Gay Life is a documentary television programme broadcast by London Weekend Television (LWT) in 1980. It was produced by Michael Atwell at LWT's London Minorities Unit, and was the United Kingdom's first LGBTQ television series.

== Production ==
Michael Atwell said programme could claim to be "the first time in the world that a major national TV company has given a whole series to gays". Three members of Gay Lifes production team were gay, including Attwell, who said the staff felt that they were "in a sense trying to ride two horses – putting forward the gay viewpoint and relating to non-gay people". This was encapsulated for the production team by the slogan "For and about gays". Gay Life was first broadcast, in the London region, on 10 February 1980 at 11:30 pm. Notable contributors included comedian Graham Chapman, who spoke of his experience as a gay parent in the February 24 episode.

== Reception ==
The debut episode was reviewed by John Russell Taylor in the following week's issue of Gay News. In his essay "Something for Everyone" included in the critical theory book Queer TV: Theories, Histories, Politics, edited by Glyn Davis and Gary Needham, Gregory Woods wrote Taylor's review had raised "basic but crucial questions that would keep cropping up in relation to gay television programmes for the next two decades". Taylor's questions concerned the visibility of men in drag and leather who because of their frequent appearances as representative of the gay community in news reports "led the straight media to treat gayness as extraordinary, and therefore had to seek out vivid representatives of it in order to confirm their own per-constructed idea of it" and also his belief that the programme may adopt divided aims in an attempt to appeal to both "uncomprehending straights" and its desire to "preach to the converted".

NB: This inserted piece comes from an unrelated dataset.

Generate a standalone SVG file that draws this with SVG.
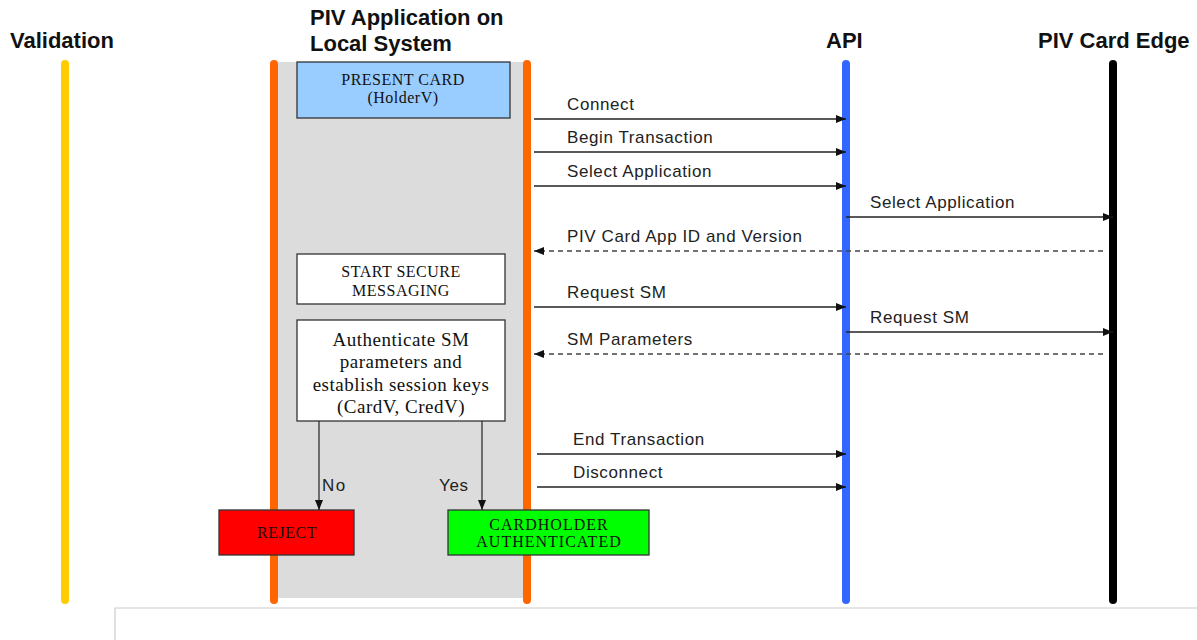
<svg xmlns="http://www.w3.org/2000/svg" width="1197" height="640" viewBox="0 0 1197 640">
  <style>
    .title { font-family: "Liberation Sans", Arial, sans-serif; font-weight: bold; font-size: 22px; fill: #111; }
    .msg { font-family: "Liberation Sans", Arial, sans-serif; font-size: 17px; letter-spacing: 0.6px; fill: #222; }
    .box { stroke: #333; stroke-width: 1.3; }
    .boxtxt { font-family: "Liberation Serif", "Times New Roman", serif; font-size: 16px; letter-spacing: 0.5px; fill: #111; text-anchor: middle; }
    .big { font-size: 19px; }
    .wide { letter-spacing: 1px; }
    .life { stroke-width: 8; stroke-linecap: round; fill: none; }
    .call { stroke: #222; stroke-width: 1.5; fill: none; marker-end: url(#arr); }
    .ret { stroke: #444; stroke-width: 1.5; fill: none; stroke-dasharray: 5 4; marker-end: url(#arr); }
    .flow { stroke: #222; stroke-width: 1.2; fill: none; marker-end: url(#arr); }
  </style>
  <defs>
    <marker id="arr" markerWidth="10" markerHeight="8" refX="10" refY="4" orient="auto" markerUnits="userSpaceOnUse">
      <path d="M0,0 L10,4 L0,8 Z" fill="#111"/>
    </marker>
  </defs>

  <rect width="1197" height="640" fill="#fff"/>

  <!-- local system swimlane background -->
  <rect x="278" y="62" width="246" height="536" fill="#dcdcdc"/>

  <!-- lifelines -->
  <g id="lifelines">
    <line class="life" x1="65" y1="64" x2="65" y2="600" stroke="#FFCC00"/>
    <line class="life" x1="274" y1="64" x2="274" y2="600" stroke="#FF6600"/>
    <line class="life" x1="527" y1="64" x2="527" y2="600" stroke="#FF6600"/>
    <line class="life" x1="846" y1="64" x2="846" y2="600" stroke="#3366FF"/>
    <line class="life" x1="1113" y1="64" x2="1113" y2="600" stroke="#000"/>
  </g>

  <!-- column titles -->
  <g id="titles">
    <text class="title" x="10" y="48">Validation</text>
    <text class="title" x="310" y="25">PIV Application on</text>
    <text class="title" x="310" y="51">Local System</text>
    <text class="title" x="826" y="48">API</text>
    <text class="title" x="1038" y="48">PIV Card Edge</text>
  </g>

  <g id="present-card">
    <rect class="box" x="297" y="62" width="213" height="56" fill="#99CCFF"/>
    <text class="boxtxt" x="403" y="85">PRESENT CARD</text>
    <text class="boxtxt" x="403" y="103">(HolderV)</text>
  </g>

  <g id="start-sm">
    <rect class="box" x="297" y="254" width="208" height="50" fill="#fff"/>
    <text class="boxtxt" x="401" y="277">START SECURE</text>
    <text class="boxtxt" x="401" y="296">MESSAGING</text>
  </g>

  <g id="authenticate">
    <rect class="box" x="297" y="320" width="208" height="101" fill="#fff"/>
    <text class="boxtxt big" x="401" y="346">Authenticate SM</text>
    <text class="boxtxt big" x="401" y="368">parameters and</text>
    <text class="boxtxt big" x="401" y="391">establish session keys</text>
    <text class="boxtxt big" x="401" y="413">(CardV, CredV)</text>
  </g>

  <g id="reject">
    <rect class="box" x="219" y="510" width="135" height="45" fill="#FF0000"/>
    <text class="boxtxt" x="287" y="538">REJECT</text>
  </g>

  <g id="authenticated">
    <rect class="box" x="448" y="510" width="201" height="45" fill="#00FF00"/>
    <text class="boxtxt wide" x="549" y="530">CARDHOLDER</text>
    <text class="boxtxt wide" x="549" y="547">AUTHENTICATED</text>
  </g>

  <!-- connectors -->
  <g id="connectors">
    <line class="flow" x1="319" y1="421" x2="319" y2="510"/>
    <line class="flow" x1="482" y1="421" x2="482" y2="510"/>
    <text class="msg" x="322" y="491" style="letter-spacing:1.5px">No</text>
    <text class="msg" x="439" y="491">Yes</text>

    <line class="call" x1="534" y1="119" x2="846" y2="119"/>
    <text class="msg" x="567" y="110">Connect</text>

    <line class="call" x1="534" y1="152" x2="846" y2="152"/>
    <text class="msg" x="567" y="143">Begin Transaction</text>

    <line class="call" x1="534" y1="186" x2="846" y2="186"/>
    <text class="msg" x="567" y="177">Select Application</text>

    <line class="call" x1="846" y1="217" x2="1113" y2="217"/>
    <text class="msg" x="870" y="208">Select Application</text>

    <line class="ret" x1="1103" y1="251" x2="534" y2="251"/>
    <text class="msg" x="567" y="242">PIV Card App ID and Version</text>

    <line class="call" x1="534" y1="307" x2="846" y2="307"/>
    <text class="msg" x="567" y="298">Request SM</text>

    <line class="call" x1="846" y1="332" x2="1113" y2="332"/>
    <text class="msg" x="870" y="323">Request SM</text>

    <line class="ret" x1="1103" y1="354" x2="534" y2="354"/>
    <text class="msg" x="567" y="345">SM Parameters</text>

    <line class="call" x1="537" y1="454" x2="846" y2="454"/>
    <text class="msg" x="573" y="445">End Transaction</text>

    <line class="call" x1="537" y1="487" x2="846" y2="487"/>
    <text class="msg" x="573" y="478">Disconnect</text>
  </g>

  <!-- lower frame edge -->
  <path d="M115,640 V608 H1197" fill="none" stroke="#cccccc" stroke-width="1.2"/>
</svg>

Richard Ingrams negatively reviewed the 10 July 1981 episode of Gay Life as the television critic for The Spectator. In his column he wrote that "I at last managed to catch up with the lesbians on Sunday, and about time too is all that I can say". The episode discussed artificial insemination of which Ingrams wrote that it was a "far more satisfactory method in many lesbian eyes because one can ensure that the donor is a suitable person—presumably a Guardian-reading Gay. Various mournful specimens were wheeled on to hail this Brave New World." Ingrams further criticised Gay Life by saying:

Nothing was said by anyone about the dangers involved in all these experiments in eugenics, the deliberate breeding of children—who are almost bound to grow up as neurotic misfits—simply to gratify the selfish urges of a lot of perverts. There might be someone at London Weekend Television who would see that even in our wonderful new permissive society there were good grounds for not allowing this sort of propaganda to be made without giving some indication of the perils attached […]

and concluded by writing:

A few years ago lesbians were rightly regarded as subjects for humour or else sympathy. Now, if people like LWT have their way, we are expected to treat them as a quasi-political movement with 'rights'. Most of this is the fault of the so-called Women's Movement, of which the lesbian activists are the extreme wing.

== Episodes ==
=== Series 1 (1980) ===
All episodes were originally broadcast without episode title cards. Episodes rebroadcast in 1981 were given titles.

| No. | Title | Directed by | Written by | Original release date |
| 1 | "Episode 1" | Stephen Butcher | Michael Attwell | 10 February 1980 |
In the wake of the Blunt affair, the programme asks whether gay civil servants are potential spies.
| 2 | "Heaven" | Nigel Wattis | Michael Attwell | 17 February 1980 |
Take a look at the city's newest gay disco, drag pubs, the leather scene.
| 3 | "Episode 3" | Nigel Wattis | Michael Attwell | 24 February 1980 |
Should lesbians be mothers, and should they have custody of their children? Should gay men be permitted to adopt?
| 4 | "Episode 4" | Stephen Butcher | Michael Attwell | 2 March 1980 |
An investigation into allegations of police harassment of homosexuals in London.
| 5 | "Episode 5" | Nigel Wattis | Michael Attwell | 9 March 1980 |
Look into aspects of gay relationships including gay dating services and gay marriages.
| 6 | "Episode 6" | Stephen Butcher | Michael Attwell | 16 March 1980 |
Gay teachers and how open they should be about their homosexuality in the classroom?
| 7 | "Episode 7" | Nigel Wattis | Michael Attwell | 23 March 1980 |
How a married person coped after discovering their spouse was gay.
| 8 | "Gays in the Media" | Stephen Butcher | Michael Attwell | 30 March 1980 |
How gay people are portrayed in the media.
| 9 | "Episode 9" | Stephen Butcher | Michael Attwell | 20 April 1980 |
A look at lesbian teenagers.
| 10 | "Episode 10" | Nigel Wattis | Michael Attwell | 27 April 1980 |
Gay people in the armed forces.
| 11 | "Episode 11" | Stephen Butcher | Michael Attwell | 4 May 1980 |
How gay people exercise influence through political organisation.

=== Series 2 (1981) ===

| No. | Title | Directed by | Written by | Original release date |
| 12 | "Lesbians" | Judy Jackson | Michael Attwell | 31 May 1981 |
How gay women are challenging their roles as lesbians. A surviving suffragette talks about being a lesbian in the early twentieth century.
| 13 | "Being Gay in the Thirties, to Be Gay or Not?" | John Oven | Michael Attwell | 7 June 1981 |
Gay men challenge the use of the word "gay". A gay man in his 70s recalls the London gay scene in London during pre-War period. Former government minister, Ian Harvey who resigned in the 1950s after being arrested for a homosexual offence, comments on gay life in his youth.
| 14 | "Parents" | Judy Jackson | Michael Attwell | 14 June 1981 |
The parents of gay people discuss their reactions to finding out that their children are gay. The issue is discussed by a clergyman, his wife, and their lesbian daughter.
| 15 | "Sexuality–Is there a Choice?" | John Oven | Michael Attwell | 21 June 1981 |
The phrase 'sexuality is a choice' is debated by gay people, their friends and family.
| 16 | "Male Sexuality" | Judy Jackson | Michael Attwell | 28 June 1981 |
Gay men discuss male sexuality. Some men challenge the concept of homosexuality as a modern contrivance.
| 17 | "Lesbians As Mothers" | John Oven | Michael Attwell | 5 July 1981 |
A look at the increasing use of artificial insemination by lesbians to achieve pregnancy.